Near the top of the list are those that write urgently insisting that the item be posted asap, first class (they have paid for second, the cheapskates), as they absolutely need it the following day. I go out of my way to get this done, to send it on precisely the day they want so that it arrives on a certain day. I know only to well how annoying having to stay in for a delivery is. And then you never hear from them again. Can you spot a trend? No thanks, no feedback, no nothing. You wonder why you bothered.

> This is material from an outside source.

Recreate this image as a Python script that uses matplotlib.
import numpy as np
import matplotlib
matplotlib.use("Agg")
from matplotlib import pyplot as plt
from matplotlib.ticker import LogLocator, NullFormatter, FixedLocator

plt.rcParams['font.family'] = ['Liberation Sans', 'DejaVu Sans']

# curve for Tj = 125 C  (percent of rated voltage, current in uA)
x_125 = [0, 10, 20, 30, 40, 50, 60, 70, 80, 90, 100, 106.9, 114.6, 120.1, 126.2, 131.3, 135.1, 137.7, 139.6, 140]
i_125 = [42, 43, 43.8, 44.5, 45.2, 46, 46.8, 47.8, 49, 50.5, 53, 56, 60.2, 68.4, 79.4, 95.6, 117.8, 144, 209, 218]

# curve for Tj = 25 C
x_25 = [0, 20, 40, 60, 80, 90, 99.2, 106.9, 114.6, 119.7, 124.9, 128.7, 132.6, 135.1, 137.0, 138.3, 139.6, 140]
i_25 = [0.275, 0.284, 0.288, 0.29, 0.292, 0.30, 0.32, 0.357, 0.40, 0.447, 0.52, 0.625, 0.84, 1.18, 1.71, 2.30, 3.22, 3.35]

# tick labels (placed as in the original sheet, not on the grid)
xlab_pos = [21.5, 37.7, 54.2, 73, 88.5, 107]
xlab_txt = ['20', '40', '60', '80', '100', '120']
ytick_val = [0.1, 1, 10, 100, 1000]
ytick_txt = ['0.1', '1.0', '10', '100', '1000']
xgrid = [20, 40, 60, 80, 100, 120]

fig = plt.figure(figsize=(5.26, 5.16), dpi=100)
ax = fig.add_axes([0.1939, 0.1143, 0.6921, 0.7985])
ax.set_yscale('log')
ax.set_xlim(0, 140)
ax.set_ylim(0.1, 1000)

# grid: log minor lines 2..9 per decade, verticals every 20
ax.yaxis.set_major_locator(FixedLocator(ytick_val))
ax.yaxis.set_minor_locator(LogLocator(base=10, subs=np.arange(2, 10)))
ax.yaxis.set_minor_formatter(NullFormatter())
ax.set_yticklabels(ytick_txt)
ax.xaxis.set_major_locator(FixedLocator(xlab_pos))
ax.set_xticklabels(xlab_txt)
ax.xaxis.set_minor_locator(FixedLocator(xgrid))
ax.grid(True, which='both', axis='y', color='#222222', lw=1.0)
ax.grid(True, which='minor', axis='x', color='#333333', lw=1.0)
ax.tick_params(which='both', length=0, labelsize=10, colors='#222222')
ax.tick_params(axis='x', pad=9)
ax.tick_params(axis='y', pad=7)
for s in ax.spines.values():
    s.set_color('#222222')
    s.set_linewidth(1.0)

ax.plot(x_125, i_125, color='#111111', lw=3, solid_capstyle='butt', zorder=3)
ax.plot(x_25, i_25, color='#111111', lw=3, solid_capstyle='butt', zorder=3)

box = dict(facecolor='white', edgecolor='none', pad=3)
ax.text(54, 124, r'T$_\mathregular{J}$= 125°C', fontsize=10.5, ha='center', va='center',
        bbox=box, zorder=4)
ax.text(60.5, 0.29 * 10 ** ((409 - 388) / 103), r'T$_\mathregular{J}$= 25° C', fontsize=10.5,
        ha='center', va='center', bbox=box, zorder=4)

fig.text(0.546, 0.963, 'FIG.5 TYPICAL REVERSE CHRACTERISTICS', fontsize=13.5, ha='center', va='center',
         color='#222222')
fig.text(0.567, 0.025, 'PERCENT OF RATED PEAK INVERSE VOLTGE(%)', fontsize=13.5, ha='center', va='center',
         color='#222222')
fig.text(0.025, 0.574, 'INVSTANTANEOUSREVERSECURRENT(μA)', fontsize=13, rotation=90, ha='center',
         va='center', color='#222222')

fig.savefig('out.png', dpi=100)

Then there are the ultra-agressive types. Those who type in capital letters, insisting that there is MAJOR PROBLEM with whatever it was, a scratch on the sole of a shoe for instance, and that unless you immediately give them a large refund they will be sending back the package at YOUR EXPENSE and YOU WILL PAY FOR IT. Right. To refer them to Arkell v. Pressdram is the very tempting response, but why bother for a fiver or whatever? The name of the game is to pacify. To grin and bear it. To make people feel like they are winners in life. All the while that skip looms in the back of your mind...
This I suppose is a microcosm of the British public, or that is what I am calling it anyway. The I'm all right Jack selfish attitude that blights our population. The loss of personalisation caused by social media, online shopping, and a general decline in knowing what it is to behave properly. Maybe I'm reading too much into it, but surely it does not need to be this way? Shallow and vacuous, a little politeness goes a long way. Pleases and thank yous, it is not much to ask.

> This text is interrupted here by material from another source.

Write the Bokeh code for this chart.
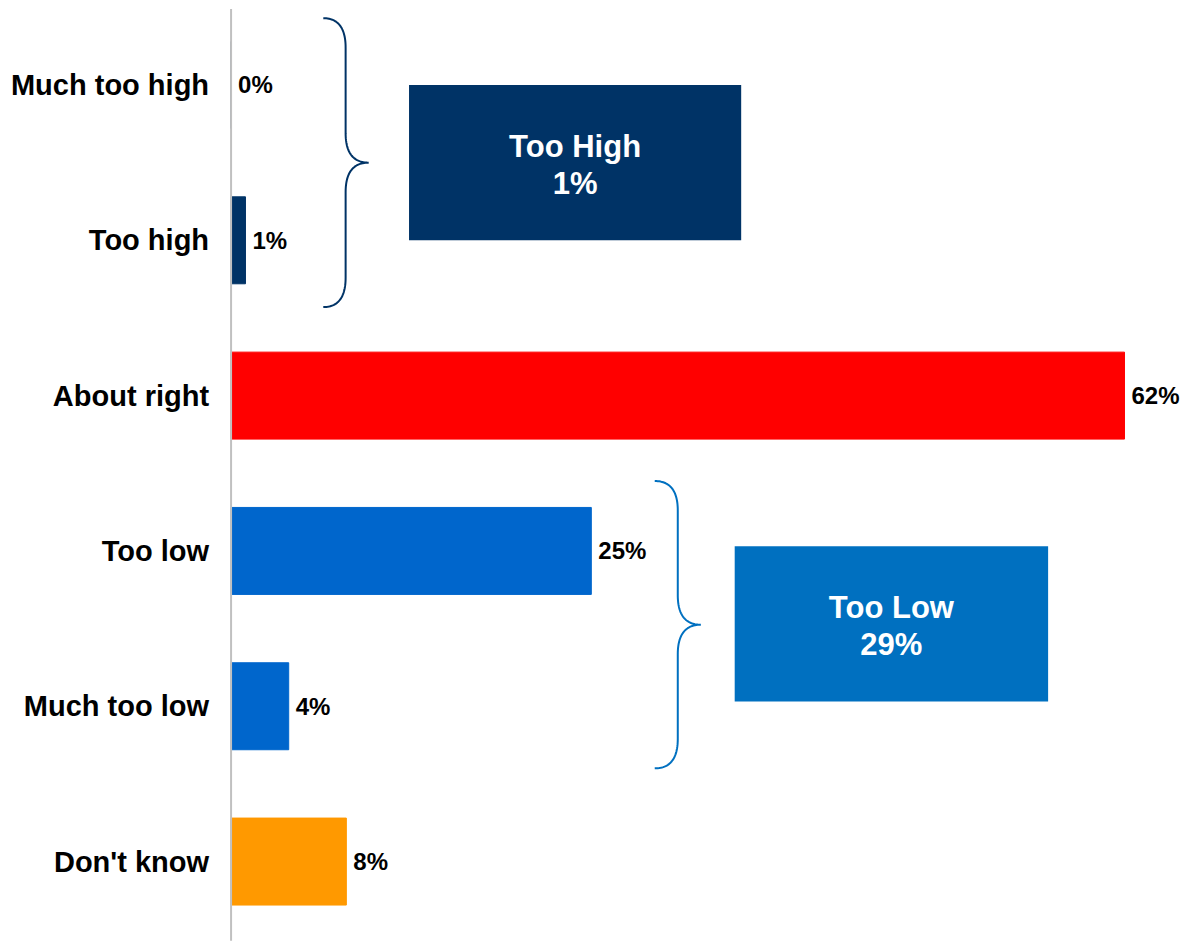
import numpy as np
from bokeh.plotting import figure
from bokeh.models import Range1d, ColumnDataSource
from bokeh.core.properties import value
from bokeh.embed import file_html
from bokeh.resources import INLINE

# Survey responses
categories = ["Much too high", "Too high", "About right", "Too low", "Much too low", "Don't know"]
shares = [0, 1, 62, 25, 4, 8]
bar_colors = ["#003366", "#003366", "#FF0000", "#0066CC", "#0066CC", "#FF9900"]

# Grouped totals shown in the call-out boxes
group_names = ["Too High", "Too Low"]
group_totals = [1, 29]
group_colors = ["#003366", "#0070C0"]

FONT = value("Liberation Sans")

idx = list(range(len(categories)))
src = ColumnDataSource(dict(
    y=idx, share=shares, color=bar_colors, cat=categories,
    label=[f"{v}%" for v in shares],
))

p = figure(width=1191, height=944,
           x_range=Range1d(-16.0, 66.65), y_range=Range1d(5.534, -0.544),
           toolbar_location=None, output_backend="svg", min_border=0)
p.axis.visible = False
p.grid.visible = False
p.outline_line_color = None
p.background_fill_color = "white"

p.hbar(y="y", left=0, right="share", height=0.56, color="color", source=src)

# vertical category axis line
p.segment(x0=[0], y0=[-0.49], x1=[0], y1=[5.51], line_color="#C0C0C0", line_width=2)

# category labels
p.text(x=0, y="y", text="cat", source=src, x_offset=-22,
       text_align="right", text_baseline="middle",
       text_font=FONT, text_font_style="bold", text_font_size="29px",
       text_color="black")

# value labels
p.text(x="share", y="y", text="label", source=src, x_offset=7,
       text_align="left", text_baseline="middle",
       text_font=FONT, text_font_style="bold", text_font_size="24px",
       text_color="black")


def brace(x0, x1, x2, ytop, ybot, rx, ry, n=30):
    """Right-pointing curly brace as a polyline."""
    ym = (ytop + ybot) / 2
    t = np.linspace(0, 1, n)

    def quad(pa, pc, pb):
        return ((1 - t) ** 2 * pa[0] + 2 * (1 - t) * t * pc[0] + t ** 2 * pb[0],
                (1 - t) ** 2 * pa[1] + 2 * (1 - t) * t * pc[1] + t ** 2 * pb[1])

    segs = [
        quad((x0, ytop), (x1, ytop), (x1, ytop + ry)),
        ([x1, x1], [ytop + ry, ym - ry]),
        quad((x1, ym - ry), (x1, ym), (x2, ym)),
        quad((x2, ym), (x1, ym), (x1, ym + ry)),
        ([x1, x1], [ym + ry, ybot - ry]),
        quad((x1, ybot - ry), (x1, ybot), (x0, ybot)),
    ]
    xs = np.concatenate([np.asarray(s[0]) for s in segs])
    ys = np.concatenate([np.asarray(s[1]) for s in segs])
    return xs, ys


# braces spanning each group of two categories
bx, by = brace(6.4, 7.95, 9.55, -0.43, 1.43, 1.6, 0.19)
p.line(bx, by, line_color=group_colors[0], line_width=2)
bx, by = brace(29.4, 31.0, 32.6, 2.55, 4.4, 1.6, 0.19)
p.line(bx, by, line_color=group_colors[1], line_width=2)

# call-out boxes
box_left = [12.35, 34.95]
box_right = [35.4, 56.7]
box_top = [0.0, 2.97]
box_bottom = [1.0, 3.97]
p.quad(left=box_left, right=box_right, top=box_top, bottom=box_bottom,
       color=group_colors, line_color=None)
p.text(x=[(a + b) / 2 for a, b in zip(box_left, box_right)],
       y=[(a + b) / 2 for a, b in zip(box_top, box_bottom)],
       text=[f"{n}\n{v}%" for n, v in zip(group_names, group_totals)],
       y_offset=2,
       text_align="center", text_baseline="middle", text_line_height=1.05,
       text_font=FONT, text_font_style="bold", text_font_size="31px",
       text_color="white")

open("out.html", "w").write(file_html(p, INLINE))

All this said, I have now managed to get rid of some 190 different things. This includes the aforementioned shoes – the buyer tried to wriggle out of it by the way but I was having none of it, lots of infrequently used optical equipment, a waistcoat, every single last piece of my extensive fishing gear collection, wooden trains, lego spaceships, copious amounts of whisky, a Dungeons and Dragons book from the late 1980s (why did I still have this?), old computer games, airline amenity kits, a 1950s light meter, the list is almost endless and every departure is a minor victory. Set against this is having to deal with people that I would probably actively avoid in real life. Thankfully it is nearing the end now, or at least until we attempt emptying the loft. A couple boxes of junk (yes I am the descendant of Gerald Ratner) linger on the upstairs landing, but they're gradually going down and it won't be long before I can chop them up and smuggle them into the weekly recycling. And then I may delete my account lest I ever do anything so stupid again. But let me first re-list this bloody bike.